I'm not am expert on all these details just going by how things seem from my minimal testing.

Nov 30 '25 19:11 JoeGaffney

Z-image is much better than Flux2, so we prioritize adapting to it and can enjoy sub second generation

But Z-image is already pretty fast and pretty easy to run even on mid-range hardware. I've seen people on laptops run it well. In my opinion, Nunchaku for Flux.2 makes much more sense since it's almost impossible to run it on mid-range hardware without very solid quantization.

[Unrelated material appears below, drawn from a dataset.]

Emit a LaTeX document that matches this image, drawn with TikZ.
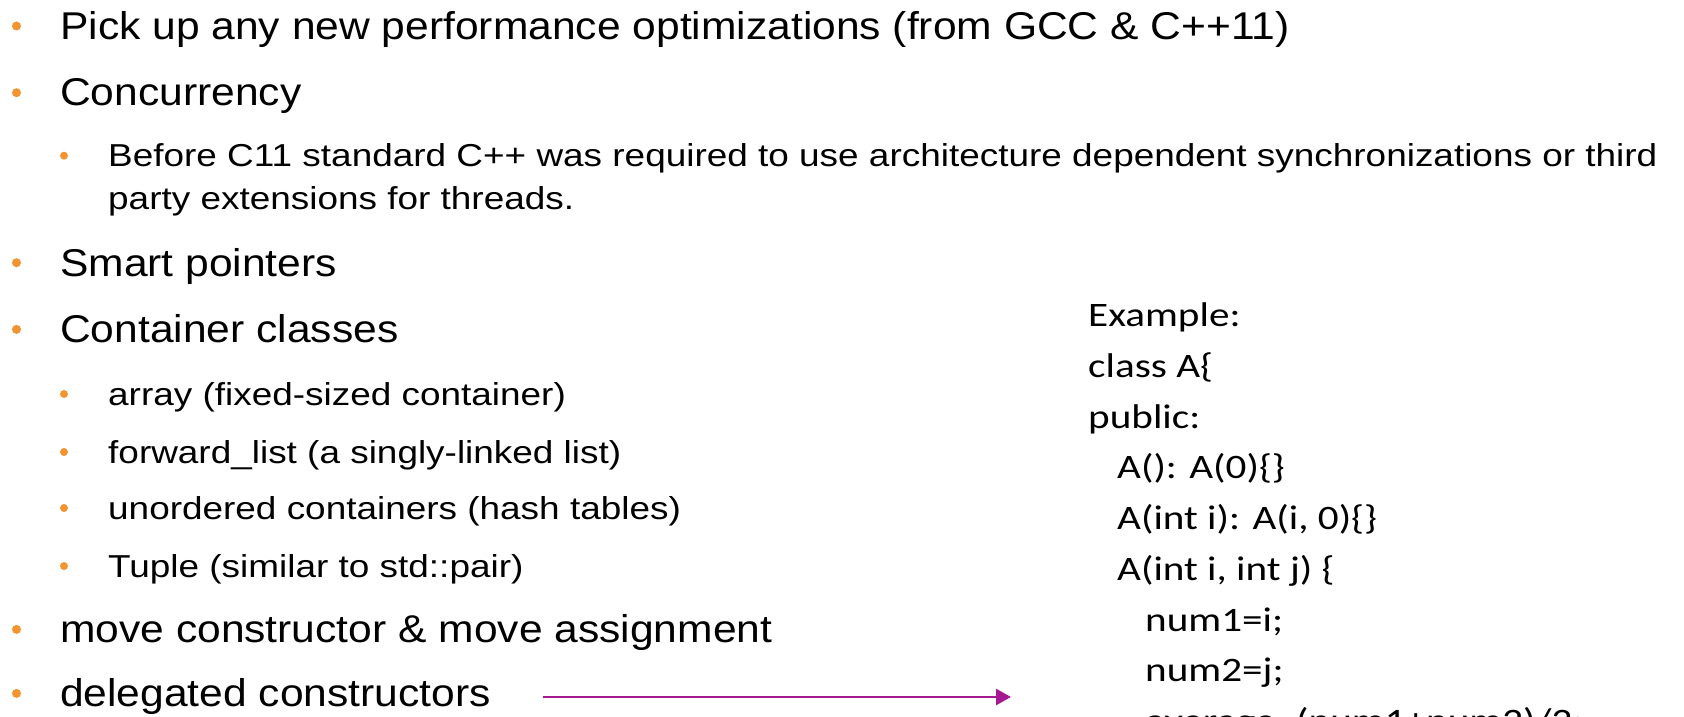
\documentclass[tikz,border=0pt]{standalone}
\usepackage{fontspec}
\usetikzlibrary{arrows.meta}
\setmainfont{Liberation Sans}
\newfontfamily\bodyfont[FakeStretch=1.10]{Liberation Sans}
\newfontfamily\subbodyfont[FakeStretch=1.165]{Liberation Sans}
\newfontfamily\codefont[FakeStretch=1.2]{Carlito}
\definecolor{bulletorange}{RGB}{242,148,48}
\definecolor{arrowmagenta}{RGB}{165,25,145}
\tikzset{
  topitem/.style={anchor=base west, inner sep=0pt, font=\bodyfont\fontsize{38.7}{44}\selectfont},
  subitem/.style={anchor=base west, inner sep=0pt, font=\subbodyfont\fontsize{31.7}{42}\selectfont},
  codeline/.style={anchor=base west, inner sep=0pt, font=\codefont\fontsize{34.3}{50.7}\selectfont},
  topdot/.style={circle, fill=bulletorange, inner sep=0pt, minimum size=9pt},
  subdot/.style={circle, fill=bulletorange, inner sep=0pt, minimum size=8pt},
  pointer/.style={draw=arrowmagenta, line width=2.7pt, -{Triangle[length=15pt,width=16pt]}}
}
\begin{document}
\begin{tikzpicture}[x=1pt,y=-1pt]
\useasboundingbox (0,0) rectangle (1684,717);
\clip (0,0) rectangle (1684,717);
\fill[white] (0,0) rectangle (1684,717);

% top-level bullets
\node[topdot] (b1) at (16.5,26) {};
\node[topitem] (t1) at (60,39.3) {Pick up any new performance optimizations (from GCC \& C++11)};
\node[topdot] (b2) at (16.5,92.7) {};
\node[topitem] (t2) at (60,106) {Concurrency};
\node[subdot] (b2a) at (64,155.7) {};
\node[subitem] (t2a) at (108,166.7) {Before C11 standard C++ was required to use architecture dependent synchronizations or third};
\node[subitem] (t2b) at (108,209) {party extensions for threads.};
\node[topdot] (b3) at (16.5,262.7) {};
\node[topitem] (t3) at (60,276) {Smart pointers};
\node[topdot] (b4) at (16.5,329.4) {};
\node[topitem] (t4) at (60,342.7) {Container classes};
\node[subdot] (b4a) at (64,394) {};
\node[subitem] (t4a) at (108,405) {array (fixed-sized container)};
\node[subdot] (b4b) at (64,452) {};
\node[subitem] (t4b) at (108,463) {forward\_list (a singly-linked list)};
\node[subdot] (b4c) at (64,508) {};
\node[subitem] (t4c) at (108,519) {unordered containers (hash tables)};
\node[subdot] (b4d) at (64,566) {};
\node[subitem] (t4d) at (108,577) {Tuple (similar to std::pair)};
\node[topdot] (b5) at (16.5,629.4) {};
\node[topitem] (t5) at (60,642.7) {move constructor \& move assignment};
\node[topdot] (b6) at (16.5,693.4) {};
\node[topitem] (t6) at (60,706.7) {delegated constructors};

% code example
\node[codeline] (c1) at (1088,326.7) {Example:};
\node[codeline] (c2) at (1088,377.4) {class A\{};
\node[codeline] (c3) at (1088,428) {public:};
\node[codeline] (c4) at (1117,478.8) {A(): A(0)\{\}};
\node[codeline] (c5) at (1117,529.5) {A(int i): A(i, 0)\{\}};
\node[codeline] (c6) at (1117,580.2) {A(int i, int j) \{};
\node[codeline] (c7) at (1145,631) {num1=i;};
\node[codeline] (c8) at (1145,681.6) {num2=j;};
\node[codeline] (c9) at (1145,732.3) {average=(num1+num2)/2;};

% pointer from the list item to the example
\coordinate (arrowstart) at (543,697);
\coordinate (arrowend) at (1011,697);
\draw[pointer] (arrowstart) -- (arrowend);
\end{tikzpicture}
\end{document}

Dec 02 '25 02:12 alex-mitov

Considering the purpose of the Nunchaku project is to enable the operation of models that are difficult to run on civilian GPUs,

and Z-image can already run on most civilian GPUs, Flux.2 seems urgent.

Dec 02 '25 23:12 wkdtjs

I'll go for Z-image accelerated via nunchaku. It would be awesome

Dec 03 '25 00:12 iamwavecut

+1 for Z-Image! I've made a feature request: #814

Dec 03 '25 19:12 atgctg

Considering the purpose of the Nunchaku project is to enable the operation of models that are difficult to run on civilian GPUs,

and Z-image can already run on most civilian GPUs, Flux.2 seems urgent.

That's not the only goal. You can quant to 4bit with many other methods (to get a similar size), but Nunchaku method preserves very close to the 16bit look and is 3x times faster inference!

Dec 03 '25 20:12 JoeGaffney

We are waiting for flux2 nunchaku!

Dec 05 '25 13:12 jarkevithwlad